[Entries with chart source code]
══════════

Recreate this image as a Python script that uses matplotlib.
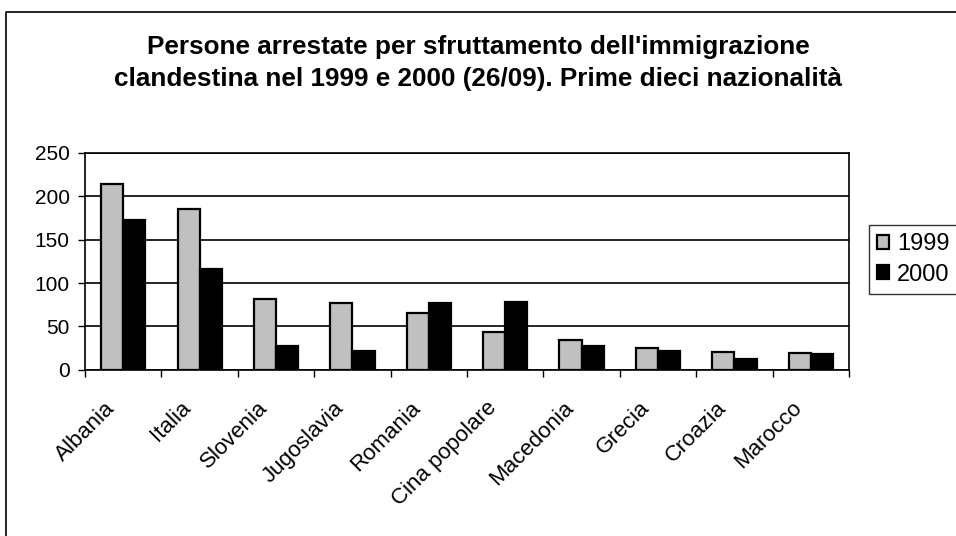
import matplotlib.pyplot as plt
import numpy as np
from matplotlib.lines import Line2D
from matplotlib.transforms import ScaledTranslation

plt.rcParams['font.family'] = ['Liberation Sans', 'DejaVu Sans']

paesi = ['Albania', 'Italia', 'Slovenia', 'Jugoslavia', 'Romania',
         'Cina popolare', 'Macedonia', 'Grecia', 'Croazia', 'Marocco']
arresti_1999 = [214, 185, 82, 77, 65, 44, 34, 25, 21, 19]
arresti_2000 = [173, 116, 28, 22, 77, 78, 28, 22, 13, 18]

fig = plt.figure(figsize=(9.56, 5.36), dpi=100)
ax = fig.add_axes([0.089, 0.310, 0.799, 0.405])

x = np.arange(len(paesi))
w = 0.29
ax.bar(x - w / 2, arresti_1999, w, color='#c0c0c0', edgecolor='black',
       linewidth=1.6, label='1999', zorder=3)
ax.bar(x + w / 2, arresti_2000, w, color='black', edgecolor='black',
       linewidth=1.6, label='2000', zorder=3)

ax.set_xlim(-0.5, len(paesi) - 0.5)
ax.set_ylim(0, 250)
ax.set_yticks(range(0, 251, 50))
ax.yaxis.grid(True, color='black', linewidth=1.2, zorder=0)
ax.set_xticks(x)
ax.set_xticklabels(paesi, rotation=45, ha='right', va='top',
                   rotation_mode='anchor', fontsize=16)
ax.tick_params(axis='x', length=0, pad=20)
# sposta le etichette un po' a sinistra
for lab in ax.get_xticklabels():
    lab.set_transform(lab.get_transform() + ScaledTranslation(-19 / 100, 0, fig.dpi_scale_trans))
# tacche tra le categorie
ax.set_xticks(np.arange(-0.5, len(paesi), 1.0), minor=True)
ax.tick_params(axis='x', which='minor', length=5, width=1, direction='out')
ax.tick_params(axis='y', labelsize=15, length=5, width=1, direction='out', pad=6)
for s in ax.spines.values():
    s.set_linewidth(1.2)

ax.legend(loc='upper left', bbox_to_anchor=(1.0257, 0.667), fontsize=17,
          frameon=True, fancybox=False, edgecolor='black', handlelength=0.5,
          handleheight=0.5, handletextpad=0.35, borderpad=0.35,
          labelspacing=0.35, borderaxespad=0)

fig.text(0.5, 0.912, "Persone arrestate per sfruttamento dell'immigrazione",
         ha='center', va='center', fontsize=18.8, fontweight='bold')
fig.text(0.5, 0.852, "clandestina nel 1999 e 2000 (26/09). Prime dieci nazionalità",
         ha='center', va='center', fontsize=18.8, fontweight='bold')

# bordo del grafico (solo sinistra e in alto, come nell'originale ritagliato)
fig.add_artist(Line2D([0.006, 0.006, 1.0], [0.0, 0.978, 0.978],
                      transform=fig.transFigure, color='black', linewidth=1.2))

fig.savefig('out.png', dpi=100)
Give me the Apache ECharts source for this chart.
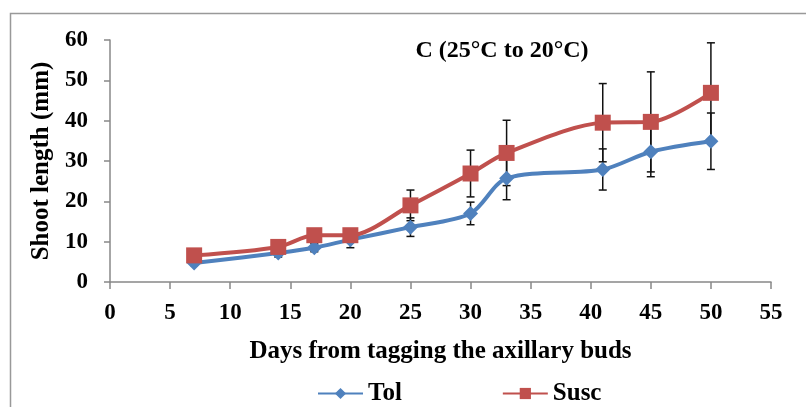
<!DOCTYPE html>
<html><head><meta charset="utf-8">
<script src="https://cdn.jsdelivr.net/npm/echarts@6/dist/echarts.min.js"></script>
<style>html,body{margin:0;padding:0;background:#fff}#c{width:806px;height:407px}</style>
</head><body><div id="c"></div>
<script>
var days = [7, 14, 17, 20, 25, 30, 33, 41, 45, 50];
var tolMean = [4.7, 7.2, 8.5, 10.5, 13.6, 17.0, 25.7, 27.9, 32.3, 34.9];
var tolErr  = [0.6, 1.0, 1.0, 2.0, 2.3, 2.8, 5.3, 5.1, 6.2, 7.0];
var suscMean = [6.6, 8.7, 11.6, 11.6, 19.0, 26.9, 32.0, 39.5, 39.7, 46.9];
var suscErr  = [0.8, 1.0, 1.2, 1.2, 3.8, 5.8, 8.1, 9.7, 12.4, 12.4];
var xTicks = [0, 5, 10, 15, 20, 25, 30, 35, 40, 45, 50, 55];
var yTicks = [0, 10, 20, 30, 40, 50, 60];

var F = '"Liberation Serif", "Times New Roman", serif';
function pairs(m){ return days.map(function(d,i){ return [d, m[i]]; }); }
function errs(m,e){ return days.map(function(d,i){ return [d, m[i]-e[i], m[i]+e[i]]; }); }
function errRender(params, api){
  var x = api.value(0), lo = api.coord([x, api.value(1)]), hi = api.coord([x, api.value(2)]);
  var w = 4;
  var st = {stroke:'#111', lineWidth:1.5};
  return {type:'group', children:[
    {type:'line', shape:{x1:lo[0],y1:lo[1],x2:hi[0],y2:hi[1]}, style:st},
    {type:'line', shape:{x1:lo[0]-w,y1:lo[1],x2:lo[0]+w,y2:lo[1]}, style:st},
    {type:'line', shape:{x1:hi[0]-w,y1:hi[1],x2:hi[0]+w,y2:hi[1]}, style:st}
  ]};
}
var chart = echarts.init(document.getElementById('c'));
chart.setOption({
  animation:false,
  backgroundColor:'#fff',
  graphic:[{type:'rect', left:8, top:11, shape:{width:820, height:420}, style:{fill:'none', stroke:'#999', lineWidth:1.5}, silent:true},
    {type:'text', x:502, y:51, style:{text:'C (25°C to 20°C)', font:'bold 24px '+F, fill:'#000', align:'center', verticalAlign:'middle'}}],
  grid:{left:110, right:35, top:40, bottom:125},
  xAxis:{type:'value', min:xTicks[0], max:xTicks[xTicks.length-1], interval:5,
    name:'Days from tagging the axillary buds', nameLocation:'middle', nameGap:57,
    nameTextStyle:{fontFamily:F, fontWeight:'bold', fontSize:25, color:'#000'},
    axisLine:{lineStyle:{color:'#888', width:1.5}}, axisTick:{show:true, length:7, inside:false, lineStyle:{color:'#888', width:1.5}},
    axisLabel:{fontFamily:F, fontWeight:'bold', fontSize:23, color:'#000', margin:20}, splitLine:{show:false}},
  yAxis:{type:'value', min:yTicks[0], max:yTicks[yTicks.length-1], interval:10,
    name:'Shoot length (mm)', nameLocation:'middle', nameGap:51,
    nameTextStyle:{fontFamily:F, fontWeight:'bold', fontSize:25, color:'#000'},
    axisLine:{show:true, lineStyle:{color:'#888', width:1.5}}, axisTick:{show:true, length:6, lineStyle:{color:'#888', width:1.5}},
    axisLabel:{fontFamily:F, fontWeight:'bold', fontSize:23, color:'#000', margin:22}, splitLine:{show:false}},
  legend:{top:376, left:312, itemGap:100, itemWidth:45, itemHeight:14,
    textStyle:{fontFamily:F, fontWeight:'bold', fontSize:25, color:'#000'},
    data:['Tol','Susc']},
  series:[
    {type:'custom', name:'tolErr', renderItem:errRender, data:errs(tolMean,tolErr), z:1, encode:{x:0,y:[1,2]}},
    {type:'custom', name:'suscErr', renderItem:errRender, data:errs(suscMean,suscErr), z:1, encode:{x:0,y:[1,2]}},
    {type:'line', name:'Tol', data:pairs(tolMean), smooth:0.3, symbol:'diamond', symbolSize:15,
      lineStyle:{color:'#4F81BD', width:4}, itemStyle:{color:'#4F81BD'}, z:3},
    {type:'line', name:'Susc', data:pairs(suscMean), smooth:0.3, symbol:'rect', symbolSize:16,
      lineStyle:{color:'#C0504D', width:4}, itemStyle:{color:'#C0504D'}, z:4}
  ]
});
</script></body></html>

══════════

Work to be completed: Return the full material word for word. Do not include the pictures.

Exercise result:
Recreate this image as a Python script that uses matplotlib.
import matplotlib.pyplot as plt
import numpy as np
from matplotlib.lines import Line2D
from matplotlib.transforms import ScaledTranslation

plt.rcParams['font.family'] = ['Liberation Sans', 'DejaVu Sans']

paesi = ['Albania', 'Italia', 'Slovenia', 'Jugoslavia', 'Romania',
         'Cina popolare', 'Macedonia', 'Grecia', 'Croazia', 'Marocco']
arresti_1999 = [214, 185, 82, 77, 65, 44, 34, 25, 21, 19]
arresti_2000 = [173, 116, 28, 22, 77, 78, 28, 22, 13, 18]

fig = plt.figure(figsize=(9.56, 5.36), dpi=100)
ax = fig.add_axes([0.089, 0.310, 0.799, 0.405])

x = np.arange(len(paesi))
w = 0.29
ax.bar(x - w / 2, arresti_1999, w, color='#c0c0c0', edgecolor='black',
       linewidth=1.6, label='1999', zorder=3)
ax.bar(x + w / 2, arresti_2000, w, color='black', edgecolor='black',
       linewidth=1.6, label='2000', zorder=3)

ax.set_xlim(-0.5, len(paesi) - 0.5)
ax.set_ylim(0, 250)
ax.set_yticks(range(0, 251, 50))
ax.yaxis.grid(True, color='black', linewidth=1.2, zorder=0)
ax.set_xticks(x)
ax.set_xticklabels(paesi, rotation=45, ha='right', va='top',
                   rotation_mode='anchor', fontsize=16)
ax.tick_params(axis='x', length=0, pad=20)
# sposta le etichette un po' a sinistra
for lab in ax.get_xticklabels():
    lab.set_transform(lab.get_transform() + ScaledTranslation(-19 / 100, 0, fig.dpi_scale_trans))
# tacche tra le categorie
ax.set_xticks(np.arange(-0.5, len(paesi), 1.0), minor=True)
ax.tick_params(axis='x', which='minor', length=5, width=1, direction='out')
ax.tick_params(axis='y', labelsize=15, length=5, width=1, direction='out', pad=6)
for s in ax.spines.values():
    s.set_linewidth(1.2)

ax.legend(loc='upper left', bbox_to_anchor=(1.0257, 0.667), fontsize=17,
          frameon=True, fancybox=False, edgecolor='black', handlelength=0.5,
          handleheight=0.5, handletextpad=0.35, borderpad=0.35,
          labelspacing=0.35, borderaxespad=0)

fig.text(0.5, 0.912, "Persone arrestate per sfruttamento dell'immigrazione",
         ha='center', va='center', fontsize=18.8, fontweight='bold')
fig.text(0.5, 0.852, "clandestina nel 1999 e 2000 (26/09). Prime dieci nazionalità",
         ha='center', va='center', fontsize=18.8, fontweight='bold')

# bordo del grafico (solo sinistra e in alto, come nell'originale ritagliato)
fig.add_artist(Line2D([0.006, 0.006, 1.0], [0.0, 0.978, 0.978],
                      transform=fig.transFigure, color='black', linewidth=1.2))

fig.savefig('out.png', dpi=100)
Give me the Apache ECharts source for this chart.
<!DOCTYPE html>
<html><head><meta charset="utf-8">
<script src="https://cdn.jsdelivr.net/npm/echarts@6/dist/echarts.min.js"></script>
<style>html,body{margin:0;padding:0;background:#fff}#c{width:806px;height:407px}</style>
</head><body><div id="c"></div>
<script>
var days = [7, 14, 17, 20, 25, 30, 33, 41, 45, 50];
var tolMean = [4.7, 7.2, 8.5, 10.5, 13.6, 17.0, 25.7, 27.9, 32.3, 34.9];
var tolErr  = [0.6, 1.0, 1.0, 2.0, 2.3, 2.8, 5.3, 5.1, 6.2, 7.0];
var suscMean = [6.6, 8.7, 11.6, 11.6, 19.0, 26.9, 32.0, 39.5, 39.7, 46.9];
var suscErr  = [0.8, 1.0, 1.2, 1.2, 3.8, 5.8, 8.1, 9.7, 12.4, 12.4];
var xTicks = [0, 5, 10, 15, 20, 25, 30, 35, 40, 45, 50, 55];
var yTicks = [0, 10, 20, 30, 40, 50, 60];

var F = '"Liberation Serif", "Times New Roman", serif';
function pairs(m){ return days.map(function(d,i){ return [d, m[i]]; }); }
function errs(m,e){ return days.map(function(d,i){ return [d, m[i]-e[i], m[i]+e[i]]; }); }
function errRender(params, api){
  var x = api.value(0), lo = api.coord([x, api.value(1)]), hi = api.coord([x, api.value(2)]);
  var w = 4;
  var st = {stroke:'#111', lineWidth:1.5};
  return {type:'group', children:[
    {type:'line', shape:{x1:lo[0],y1:lo[1],x2:hi[0],y2:hi[1]}, style:st},
    {type:'line', shape:{x1:lo[0]-w,y1:lo[1],x2:lo[0]+w,y2:lo[1]}, style:st},
    {type:'line', shape:{x1:hi[0]-w,y1:hi[1],x2:hi[0]+w,y2:hi[1]}, style:st}
  ]};
}
var chart = echarts.init(document.getElementById('c'));
chart.setOption({
  animation:false,
  backgroundColor:'#fff',
  graphic:[{type:'rect', left:8, top:11, shape:{width:820, height:420}, style:{fill:'none', stroke:'#999', lineWidth:1.5}, silent:true},
    {type:'text', x:502, y:51, style:{text:'C (25°C to 20°C)', font:'bold 24px '+F, fill:'#000', align:'center', verticalAlign:'middle'}}],
  grid:{left:110, right:35, top:40, bottom:125},
  xAxis:{type:'value', min:xTicks[0], max:xTicks[xTicks.length-1], interval:5,
    name:'Days from tagging the axillary buds', nameLocation:'middle', nameGap:57,
    nameTextStyle:{fontFamily:F, fontWeight:'bold', fontSize:25, color:'#000'},
    axisLine:{lineStyle:{color:'#888', width:1.5}}, axisTick:{show:true, length:7, inside:false, lineStyle:{color:'#888', width:1.5}},
    axisLabel:{fontFamily:F, fontWeight:'bold', fontSize:23, color:'#000', margin:20}, splitLine:{show:false}},
  yAxis:{type:'value', min:yTicks[0], max:yTicks[yTicks.length-1], interval:10,
    name:'Shoot length (mm)', nameLocation:'middle', nameGap:51,
    nameTextStyle:{fontFamily:F, fontWeight:'bold', fontSize:25, color:'#000'},
    axisLine:{show:true, lineStyle:{color:'#888', width:1.5}}, axisTick:{show:true, length:6, lineStyle:{color:'#888', width:1.5}},
    axisLabel:{fontFamily:F, fontWeight:'bold', fontSize:23, color:'#000', margin:22}, splitLine:{show:false}},
  legend:{top:376, left:312, itemGap:100, itemWidth:45, itemHeight:14,
    textStyle:{fontFamily:F, fontWeight:'bold', fontSize:25, color:'#000'},
    data:['Tol','Susc']},
  series:[
    {type:'custom', name:'tolErr', renderItem:errRender, data:errs(tolMean,tolErr), z:1, encode:{x:0,y:[1,2]}},
    {type:'custom', name:'suscErr', renderItem:errRender, data:errs(suscMean,suscErr), z:1, encode:{x:0,y:[1,2]}},
    {type:'line', name:'Tol', data:pairs(tolMean), smooth:0.3, symbol:'diamond', symbolSize:15,
      lineStyle:{color:'#4F81BD', width:4}, itemStyle:{color:'#4F81BD'}, z:3},
    {type:'line', name:'Susc', data:pairs(suscMean), smooth:0.3, symbol:'rect', symbolSize:16,
      lineStyle:{color:'#C0504D', width:4}, itemStyle:{color:'#C0504D'}, z:4}
  ]
});
</script></body></html>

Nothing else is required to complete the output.